Ajeno a lo que pasaba fuera de su coche, el enajenado joven nunca reparó en los efectos del sistemático “pum-pum-pam”-“pum-pum.pam” que reverberaba en todo y en todos, sumando su estrépito al de los camiones de carga, al de otros coches acelerando, al de los estudiantes, al silbato del agente de tránsito, al escape del viejísimo autobús de pasajeros, a la horrenda cancioncilla del vendedor de tanques de gas, al de las sirenas, al de los coches de perifoneo… a todo ese extraño paisaje cotidiano que, de repente, se volvió normal y permanente. El ruidoso joven, cantando (¿?), simplemente arrancó su coche a toda velocidad con un acelerón que agradecimos todos y pasó el seísmo.

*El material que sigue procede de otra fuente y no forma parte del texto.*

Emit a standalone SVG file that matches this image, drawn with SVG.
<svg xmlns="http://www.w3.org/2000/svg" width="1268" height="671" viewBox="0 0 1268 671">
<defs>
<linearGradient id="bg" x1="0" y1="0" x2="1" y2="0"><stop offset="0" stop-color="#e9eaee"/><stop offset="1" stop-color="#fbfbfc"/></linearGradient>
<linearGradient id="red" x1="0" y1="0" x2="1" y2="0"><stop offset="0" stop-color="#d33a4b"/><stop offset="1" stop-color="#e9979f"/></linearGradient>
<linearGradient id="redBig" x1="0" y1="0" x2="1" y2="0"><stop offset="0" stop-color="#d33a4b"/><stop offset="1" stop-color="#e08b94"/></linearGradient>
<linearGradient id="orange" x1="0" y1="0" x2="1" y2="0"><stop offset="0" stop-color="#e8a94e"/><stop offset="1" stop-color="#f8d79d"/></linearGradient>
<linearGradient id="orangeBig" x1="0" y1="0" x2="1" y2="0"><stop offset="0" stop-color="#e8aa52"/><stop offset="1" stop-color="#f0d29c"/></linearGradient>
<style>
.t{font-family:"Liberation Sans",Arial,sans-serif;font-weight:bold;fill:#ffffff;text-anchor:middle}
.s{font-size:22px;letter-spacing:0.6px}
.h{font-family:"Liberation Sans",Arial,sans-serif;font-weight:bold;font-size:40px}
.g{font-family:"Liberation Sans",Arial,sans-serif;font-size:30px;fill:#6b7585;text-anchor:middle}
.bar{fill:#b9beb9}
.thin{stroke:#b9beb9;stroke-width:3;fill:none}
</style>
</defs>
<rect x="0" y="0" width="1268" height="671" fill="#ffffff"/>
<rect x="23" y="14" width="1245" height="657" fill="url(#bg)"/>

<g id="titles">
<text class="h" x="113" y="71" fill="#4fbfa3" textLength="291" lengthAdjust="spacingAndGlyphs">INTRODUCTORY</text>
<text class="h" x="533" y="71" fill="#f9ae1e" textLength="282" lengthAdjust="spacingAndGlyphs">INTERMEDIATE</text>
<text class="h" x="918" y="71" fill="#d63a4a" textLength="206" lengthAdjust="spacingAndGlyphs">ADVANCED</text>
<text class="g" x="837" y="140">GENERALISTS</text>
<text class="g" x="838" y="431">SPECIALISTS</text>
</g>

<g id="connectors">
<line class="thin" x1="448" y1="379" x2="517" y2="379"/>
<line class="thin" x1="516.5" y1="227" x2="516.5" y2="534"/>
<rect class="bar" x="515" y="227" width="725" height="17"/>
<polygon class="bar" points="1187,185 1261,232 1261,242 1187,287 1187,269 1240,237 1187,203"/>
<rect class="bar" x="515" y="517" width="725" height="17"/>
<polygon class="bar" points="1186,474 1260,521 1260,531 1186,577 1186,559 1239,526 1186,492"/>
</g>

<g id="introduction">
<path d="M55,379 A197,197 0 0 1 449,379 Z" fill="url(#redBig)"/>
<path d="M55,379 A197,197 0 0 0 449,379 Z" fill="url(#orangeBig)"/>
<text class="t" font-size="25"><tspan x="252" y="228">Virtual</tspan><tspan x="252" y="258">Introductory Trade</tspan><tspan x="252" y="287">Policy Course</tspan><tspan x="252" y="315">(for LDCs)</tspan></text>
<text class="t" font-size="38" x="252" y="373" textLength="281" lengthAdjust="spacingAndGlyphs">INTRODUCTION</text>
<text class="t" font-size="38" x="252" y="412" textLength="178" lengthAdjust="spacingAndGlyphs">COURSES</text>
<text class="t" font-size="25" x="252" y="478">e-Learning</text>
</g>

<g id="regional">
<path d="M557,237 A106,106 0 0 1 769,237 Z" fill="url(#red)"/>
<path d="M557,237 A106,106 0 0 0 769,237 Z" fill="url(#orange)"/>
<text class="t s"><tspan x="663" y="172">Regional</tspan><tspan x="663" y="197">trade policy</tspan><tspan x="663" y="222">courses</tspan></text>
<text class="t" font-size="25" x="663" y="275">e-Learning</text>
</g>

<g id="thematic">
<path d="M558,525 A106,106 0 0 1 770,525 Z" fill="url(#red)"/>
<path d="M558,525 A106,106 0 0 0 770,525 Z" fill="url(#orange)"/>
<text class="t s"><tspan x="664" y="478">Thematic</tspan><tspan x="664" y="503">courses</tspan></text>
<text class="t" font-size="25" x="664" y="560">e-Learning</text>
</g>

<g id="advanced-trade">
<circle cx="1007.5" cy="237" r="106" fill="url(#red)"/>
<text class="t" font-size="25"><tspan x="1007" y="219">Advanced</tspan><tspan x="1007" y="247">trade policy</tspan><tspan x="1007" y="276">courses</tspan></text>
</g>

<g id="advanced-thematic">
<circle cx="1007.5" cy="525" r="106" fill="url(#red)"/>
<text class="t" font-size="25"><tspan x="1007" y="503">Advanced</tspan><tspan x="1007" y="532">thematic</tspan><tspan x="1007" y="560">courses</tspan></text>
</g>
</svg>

Habitamos un mundo escandaloso que las máquinas, los transportes, los aparatos electrónicos, las modas musicales y el ritmo febril de vida se han convertido en nuestra realidad inevitable y agresiva. Pero de todas las causas del ruido, la más cruenta y quizá la menos visible es la falta de respeto por los demás; la indolencia e indiferencia respecto de los daños que causamos a terceros ejerciendo nuestra supuesta “prerrogativa a hacer ruido”.

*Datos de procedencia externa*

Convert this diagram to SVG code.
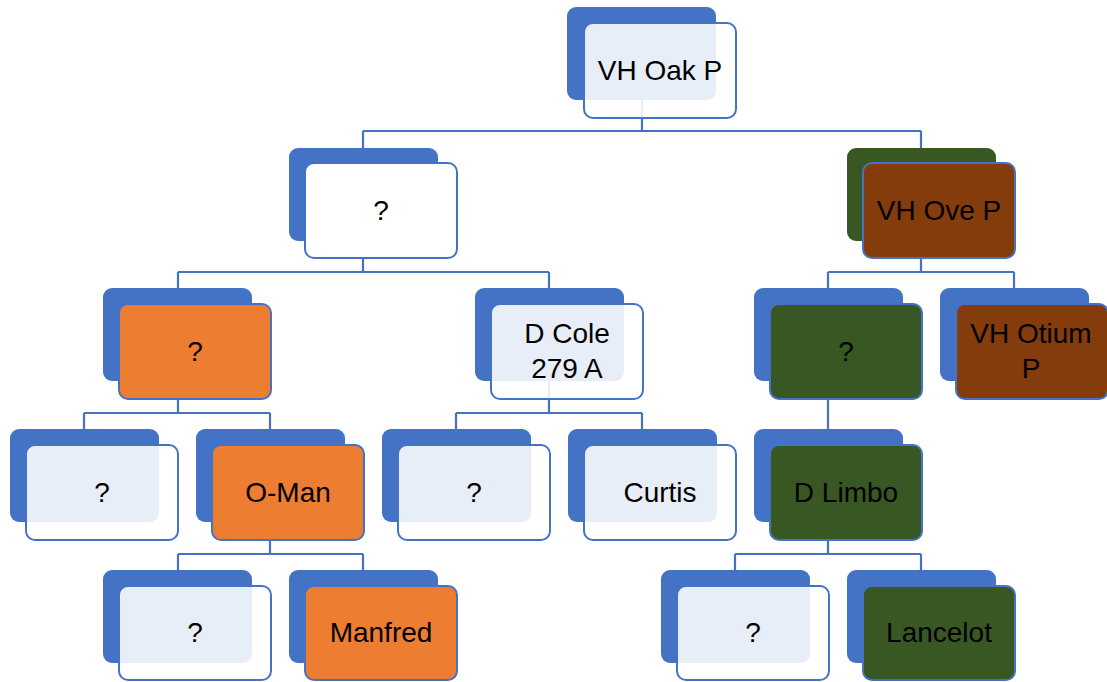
<svg xmlns="http://www.w3.org/2000/svg" width="1107" height="682" viewBox="0 0 1107 682">
  <style>
    .bg { fill: #ffffff; }
    .link { fill: none; stroke: #4472C4; stroke-width: 2.2; }
    .back { fill: #4472C4; }
    .back.green { fill: #385723; }
    .front { stroke: #4472C4; stroke-width: 2; }
    .glass { fill: #ffffff; fill-opacity: 0.88; }
    .white { fill: #ffffff; }
    .orange { fill: #ED7D31; }
    .leaf { fill: #385723; }
    .brown { fill: #843C0C; }
    .label { font-family: "Liberation Sans", Arial, sans-serif; font-size: 28px; fill: #000000; text-anchor: middle; }
  </style>
  <rect class="bg" x="0" y="0" width="1107" height="682"/>

  <!-- connectors: elbow links from each parent to its children -->
  <g id="connectors">
    <path class="link" d="M642,70 V131 M363,131 H921 M363,131 V148 M921,131 V148"/>
    <path class="link" d="M363,210 V272 M178,272 H549 M178,272 V288 M549,272 V288"/>
    <path class="link" d="M921,210 V272 M828,272 H1014 M828,272 V288 M1014,272 V288"/>
    <path class="link" d="M178,350 V413 M84,413 H270 M84,413 V429 M270,413 V429"/>
    <path class="link" d="M549,350 V413 M456,413 H642 M456,413 V429 M642,413 V429"/>
    <path class="link" d="M828,350 V429"/>
    <path class="link" d="M270,491 V554 M178,554 H363 M178,554 V570 M363,554 V570"/>
    <path class="link" d="M828,491 V554 M735,554 H921 M735,554 V570 M921,554 V570"/>
  </g>

  <g id="n-vh-oak-p">
    <rect class="back" x="567" y="7" width="149" height="93" rx="9"/>
    <rect class="front glass" x="584" y="23" width="152" height="95" rx="9"/>
    <text class="label" x="660" y="80">VH Oak P</text>
  </g>

  <g id="n-sire-unknown">
    <rect class="back" x="289" y="148" width="149" height="93" rx="9"/>
    <rect class="front white" x="305" y="163" width="152" height="95" rx="9"/>
    <text class="label" x="381" y="220">?</text>
  </g>

  <g id="n-vh-ove-p">
    <rect class="back green" x="847" y="148" width="149" height="93" rx="9"/>
    <rect class="front brown" x="863" y="163" width="152" height="95" rx="9"/>
    <text class="label" x="939" y="220">VH Ove P</text>
  </g>

  <g id="n-orange-unknown">
    <rect class="back" x="103" y="288" width="149" height="93" rx="9"/>
    <rect class="front orange" x="119" y="304" width="152" height="95" rx="9"/>
    <text class="label" x="195" y="361">?</text>
  </g>

  <g id="n-d-cole">
    <rect class="back" x="475" y="288" width="149" height="93" rx="9"/>
    <rect class="front glass" x="491" y="304" width="152" height="95" rx="9"/>
    <text class="label" x="567" y="343">D Cole</text>
    <text class="label" x="567" y="378">279 A</text>
  </g>

  <g id="n-green-unknown">
    <rect class="back" x="754" y="288" width="149" height="93" rx="9"/>
    <rect class="front leaf" x="770" y="304" width="152" height="95" rx="9"/>
    <text class="label" x="846" y="361">?</text>
  </g>

  <g id="n-vh-otium-p">
    <rect class="back" x="940" y="288" width="149" height="93" rx="9"/>
    <rect class="front brown" x="956" y="304" width="152" height="95" rx="9"/>
    <text class="label" x="1031" y="343">VH Otium</text>
    <text class="label" x="1031" y="378">P</text>
  </g>

  <g id="n-l3-unknown-a">
    <rect class="back" x="10" y="429" width="149" height="93" rx="9"/>
    <rect class="front glass" x="26" y="445" width="152" height="95" rx="9"/>
    <text class="label" x="102" y="502">?</text>
  </g>

  <g id="n-o-man">
    <rect class="back" x="196" y="429" width="149" height="93" rx="9"/>
    <rect class="front orange" x="212" y="445" width="152" height="95" rx="9"/>
    <text class="label" x="288" y="502">O-Man</text>
  </g>

  <g id="n-l3-unknown-b">
    <rect class="back" x="382" y="429" width="149" height="93" rx="9"/>
    <rect class="front glass" x="398" y="445" width="152" height="95" rx="9"/>
    <text class="label" x="474" y="502">?</text>
  </g>

  <g id="n-curtis">
    <rect class="back" x="568" y="429" width="149" height="93" rx="9"/>
    <rect class="front glass" x="584" y="445" width="152" height="95" rx="9"/>
    <text class="label" x="660" y="502">Curtis</text>
  </g>

  <g id="n-d-limbo">
    <rect class="back" x="754" y="429" width="149" height="93" rx="9"/>
    <rect class="front leaf" x="770" y="445" width="152" height="95" rx="9"/>
    <text class="label" x="846" y="502">D Limbo</text>
  </g>

  <g id="n-l4-unknown-a">
    <rect class="back" x="103" y="570" width="149" height="93" rx="9"/>
    <rect class="front glass" x="119" y="586" width="152" height="94" rx="9"/>
    <text class="label" x="195" y="642">?</text>
  </g>

  <g id="n-manfred">
    <rect class="back" x="289" y="570" width="149" height="93" rx="9"/>
    <rect class="front orange" x="305" y="586" width="152" height="94" rx="9"/>
    <text class="label" x="381" y="642">Manfred</text>
  </g>

  <g id="n-l4-unknown-b">
    <rect class="back" x="661" y="570" width="149" height="93" rx="9"/>
    <rect class="front glass" x="677" y="586" width="152" height="94" rx="9"/>
    <text class="label" x="753" y="642">?</text>
  </g>

  <g id="n-lancelot">
    <rect class="back" x="847" y="570" width="149" height="93" rx="9"/>
    <rect class="front leaf" x="863" y="586" width="152" height="94" rx="9"/>
    <text class="label" x="939" y="642">Lancelot</text>
  </g>
</svg>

En este caso la ecuación es simple: el escándalo contemporáneo es una forma nada sutil de desprecio por los demás, una exacerbación ilimitada y aberrante de un “derecho” individual que cancela a los otros el legítimo derecho al descanso, el derecho a la tranquilidad, el derecho al espacio propio y, consecuentemente, una penosa confiscación de la privacidad de los demás.
Pero también es una forma de inconciencia y autodestrucción. El crecimiento de los “ruidos de fondo” en la vida cotidiana no sólo produce alteraciones en la convivencia y aumento en las conductas neuróticas, sino que causa daños –a veces irreparables– en el sistema auditivo, lo que llaman técnicamente “Pérdida de Audición Causada por el Ruido”, que sólo en Estados Unidos (un país con altos y eficaces controles a la contaminación auditiva) ya es causa de sordera en más del 10% de la población.

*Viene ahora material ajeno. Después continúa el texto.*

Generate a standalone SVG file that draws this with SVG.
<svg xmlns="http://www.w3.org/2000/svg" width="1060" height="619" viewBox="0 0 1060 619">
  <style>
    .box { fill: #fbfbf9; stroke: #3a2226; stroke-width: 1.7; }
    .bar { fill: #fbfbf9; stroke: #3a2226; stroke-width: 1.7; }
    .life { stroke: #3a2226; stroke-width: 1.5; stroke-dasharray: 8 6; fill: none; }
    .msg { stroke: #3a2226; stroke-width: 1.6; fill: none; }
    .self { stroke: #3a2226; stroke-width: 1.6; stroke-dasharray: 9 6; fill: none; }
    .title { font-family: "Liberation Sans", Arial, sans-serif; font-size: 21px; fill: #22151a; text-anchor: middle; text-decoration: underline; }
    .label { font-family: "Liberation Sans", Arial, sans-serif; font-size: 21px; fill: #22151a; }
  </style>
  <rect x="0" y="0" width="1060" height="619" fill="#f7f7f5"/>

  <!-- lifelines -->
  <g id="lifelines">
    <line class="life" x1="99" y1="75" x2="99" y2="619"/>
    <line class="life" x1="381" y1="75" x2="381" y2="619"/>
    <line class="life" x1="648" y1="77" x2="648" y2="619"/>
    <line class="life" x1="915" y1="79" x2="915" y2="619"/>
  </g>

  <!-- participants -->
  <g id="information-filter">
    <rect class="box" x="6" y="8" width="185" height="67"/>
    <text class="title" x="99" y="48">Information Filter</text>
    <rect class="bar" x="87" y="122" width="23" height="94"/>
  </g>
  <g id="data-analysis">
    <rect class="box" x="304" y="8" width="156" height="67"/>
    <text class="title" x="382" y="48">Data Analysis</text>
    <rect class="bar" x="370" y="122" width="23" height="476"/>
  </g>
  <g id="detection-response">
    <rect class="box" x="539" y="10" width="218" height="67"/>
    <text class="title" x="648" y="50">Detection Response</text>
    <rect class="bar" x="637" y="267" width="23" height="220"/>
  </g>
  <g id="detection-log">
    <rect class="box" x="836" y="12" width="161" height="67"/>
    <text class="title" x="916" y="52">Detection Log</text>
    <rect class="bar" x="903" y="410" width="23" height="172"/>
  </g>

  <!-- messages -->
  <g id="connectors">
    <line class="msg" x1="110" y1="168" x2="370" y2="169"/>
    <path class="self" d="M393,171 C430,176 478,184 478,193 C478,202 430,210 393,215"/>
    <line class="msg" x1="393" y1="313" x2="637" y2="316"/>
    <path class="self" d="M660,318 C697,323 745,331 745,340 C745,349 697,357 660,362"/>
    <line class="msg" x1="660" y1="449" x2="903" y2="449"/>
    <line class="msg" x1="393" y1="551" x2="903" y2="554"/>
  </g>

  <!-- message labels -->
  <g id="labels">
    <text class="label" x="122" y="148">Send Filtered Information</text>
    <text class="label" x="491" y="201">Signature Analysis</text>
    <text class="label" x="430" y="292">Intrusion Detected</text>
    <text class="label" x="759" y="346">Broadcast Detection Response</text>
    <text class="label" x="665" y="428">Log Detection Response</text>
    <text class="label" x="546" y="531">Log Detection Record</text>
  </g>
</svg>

Bien mirado, el escenario no es halagador: una sociedad que avanza deteriorando progresivamente las relaciones humanas por falta de respeto entre sus ruidosos integrantes, que cada vez estamos más sordos, gritando más y más para intentar que nos oigan, haciéndonos insensibles a los sonidos de otros que no podemos controlar y, consecuentemente, dejando de oír lo que deberíamos.
Acaban de cumplirse 65 años de que el gobernador Jorge Cerdán promulgó una ley –aún vigente– contra el ruido. Ese ordenamiento desconocido que deberíamos cumplir siquiera en una partecita para vivir con menos intranquilidad, tiene mandatos exquisitos como prohibir expresamente que el claxon se use “con el propósito de sustituir frases injuriosas”, es decir, para mentar la madre, exige que el sonido de las sinfonolas, receptores de radio y equipos de sonido no exceda los locales donde se encuentren instalados, fija un horario específico para los “gallos”, serenatas y convites, limita hasta las once de la noche la hora para “echar cohetes y petardos” durante fiestas y protege del ruido los centros históricos de las ciudades y los hospitales, bibliotecas y escuelas, entre otras disposiciones. Por supuesto que no regula los MP’3, los IPOD’s ni los subwoofers de 600 hertz, que no solían usarse en 1942.
Pero una vez más, se demuestra que de poco sirven las leyes sin la voluntad de cumplirlas. En todo caso, la derrota del escándalo se convirtió ya en un urgente objetivo de vida que sólo podrá nacer –y tener éxito– desde dentro de cada uno de nosotros: bajarle el volumen, respetar el silencio de los demás y vivir mejor.
Don Jorge: donde quiera que esté, por favor venga a ayudarnos a aplicar su previsora ley.